Une oeuvre dodécaphonique de 1942 en 4 mouvements : Andante , Molto allegro, Adagio & Giocoso. Schoenberg aura donné des titres à chacun avant de se rétracter : « La vie était si facile, « Soudain, une animosité apparaît », « Une situation grave s’est créée », « Mais la vie continue ». Comme quoi, la métaphysique mise à part, ses préoccupations – disons sentimentales – restaient prégnantes – mais, surtout, un programme quasi-romantique pouvait bien être adapté à de la musique sérielle !Créée en 1944 à la NBC par Stokowski et Eduard Steuermann, cette partition de 20 mn environ a été enregistrée par (enregistrements commerciaux ou pirates, d’après l’Arnold Schönberg Center) :
Claude Helffer / René Leibowitz (1952?),
Glenn Gloud /Jean-Marie Beaudet (1953),
Edward Steuermann / Hermann Scherchen (1954),
Alfred Brendel / Michael Gielen (1957),
Glenn Gould, Dimitri Mitropoulos (1958),
Glenn Gould / Robert Craft (1961),
Peter Serkin / Seiji Ozawa (1968),
Alfred Brendel Rafael Kubelik (1971),
Alfred Brendel / Bruno Maderna (1973),
Peter Serkin / Bruno Maderna (1973),
Adam Fellegi / Ivan Fischer (1979),
Peter Serkin / Pierre Boulez (1985),
Anatolii Vedernikov / Igor Blazhkov (1986),
Maurizio Pollini / Claudio Abbado (1988),
Theo Bruins / Riccardo Chailly (1989),
Emmanuel Ax / Esa-Pekka Salonen (1992),
Alfred Brendel / Michael Gielen (1993),
Amalie Malling / Michael Schonwandt (1994),
Mitsuko Ushida / Pierre Boulez (2000),
Christopher Oldfather / Robert Craft (2000).
Pour répondre à ses détracteurs qui ne voyaient en lui qu’un compositeur cérébral, il est piquant de voir qu’il citait dans ‘Heart and brains’, essai de 1946, le début de concerto en tant que musique qui vient du cœur, alors qu’il s’agit d’une musique parfaitement sérielle :
On a comparé les version Brendel / Kubelik (1971), Peter Serkin / Boulez (1985) et Uchida / Boulez (2000).
Dès le 1er mouvement légèrement valsant, on laisse de côté le fils Serkin : version très lisible mais il ne se passe rien.
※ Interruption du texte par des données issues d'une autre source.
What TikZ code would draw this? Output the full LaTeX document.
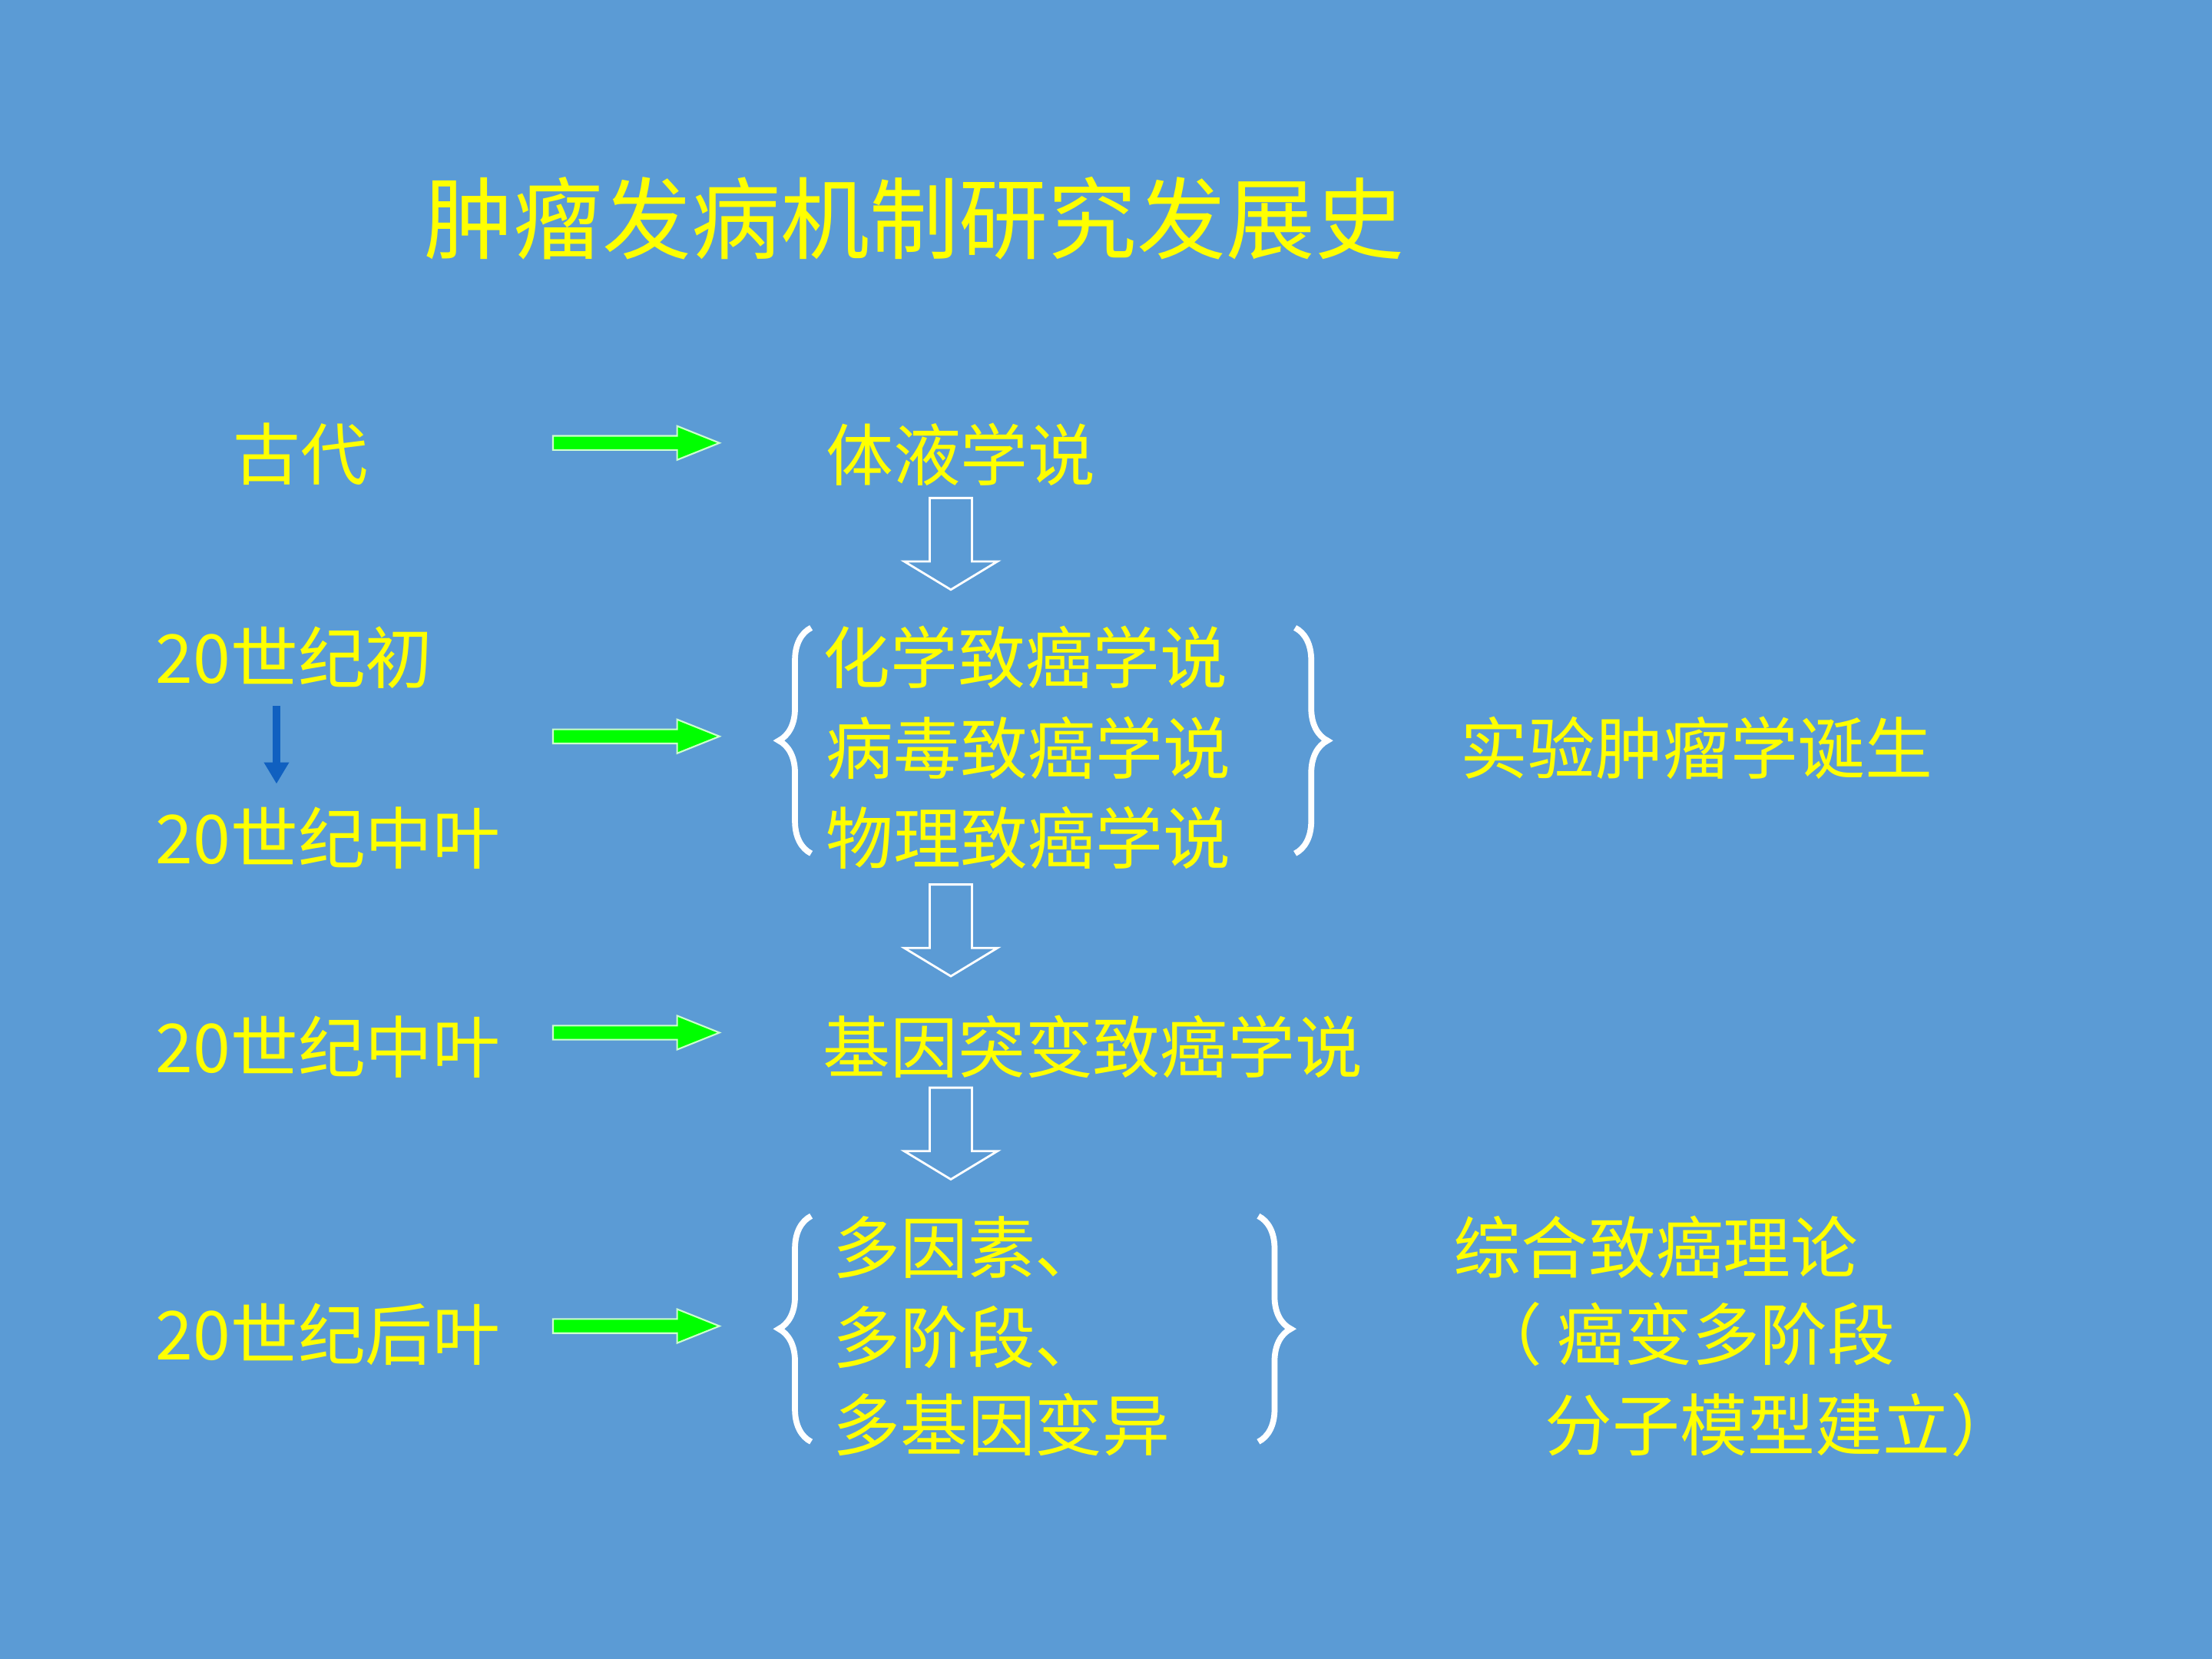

La différence est sidérante tant entre Brendel et Uchida qu’entre Kubelik et Boulez. Les premiers jouent cet Andante en 4’45 contre 4’28. Malgré cette relativement faible différence, on a 2 versions parfaitement opposées : la première est plus phrasée au piano, il y de superbes atmosphères conformes d’ailleurs au titre donné par Schoenberg, au prix d’une lecture peut-être un peu lâche, alors que la 2e est très rythmée, presque motorique, mais plus en noir et blanc.
Le 2e mouvement fait apparaître les mêmes différences, le piano de Brendel est plus beau, la lecture de Kubelík plus ‘organique’ et colorée, mais on peut préférer le piano percussif d’Uchida ici.
Cette fois, Le 3e mouvement est plus rapide chez Kubelík. avec encore de très belles sonorités et atmosphères, mais, là, Boulez est plus expressif, avec un discours plus structuré, un mouvement tenu de bout en bout.
Le dernier mouvement, un rondo giocoso, a curieusement parfois un aspect Prokoviev… Comme le dit Misuko Ushida, la fin sonne un peu creux, un peu comme le final de la 7e de Mahler. La version Uchida / Boulez est très allante, d’une couleur bien adaptée. La version Brendel / Kubelík est plus posée, avec peut être plus de dialogues marqués piano / orchestre.
En conclusion, l’amateur peut choisir entre la version plus poétique de Kubelík et celle plus décidée de Boulez. Il sera assuré d’entendre en 20′ au moins autant de musique que dans un concerto de Beethoven…
Mise à jour – 25/4/2015
Schoenberg avait coutume que sa musique n’était pas moderne, mais simplement mal jouée… On ne sait pas quand a été donné ce concert à Vienne, sans doute une des dernières apparitions de Boulez chef d’orchestre. La prise de son est somptueuse, l’orchestre sonne magnifiquement et paraît très impliqué, le piano a une sonorité parfois un peu clinquante, mais Barenboïm, contrairement aux récents concertos de Liszt avec le même Boulez, est à son affaire, splendides articulations. Une version tout en lumière, celle qui éclaire le mieux la partition, même si les version Uchida / Boulez & Brendel / Kubelik gardent leurs atouts.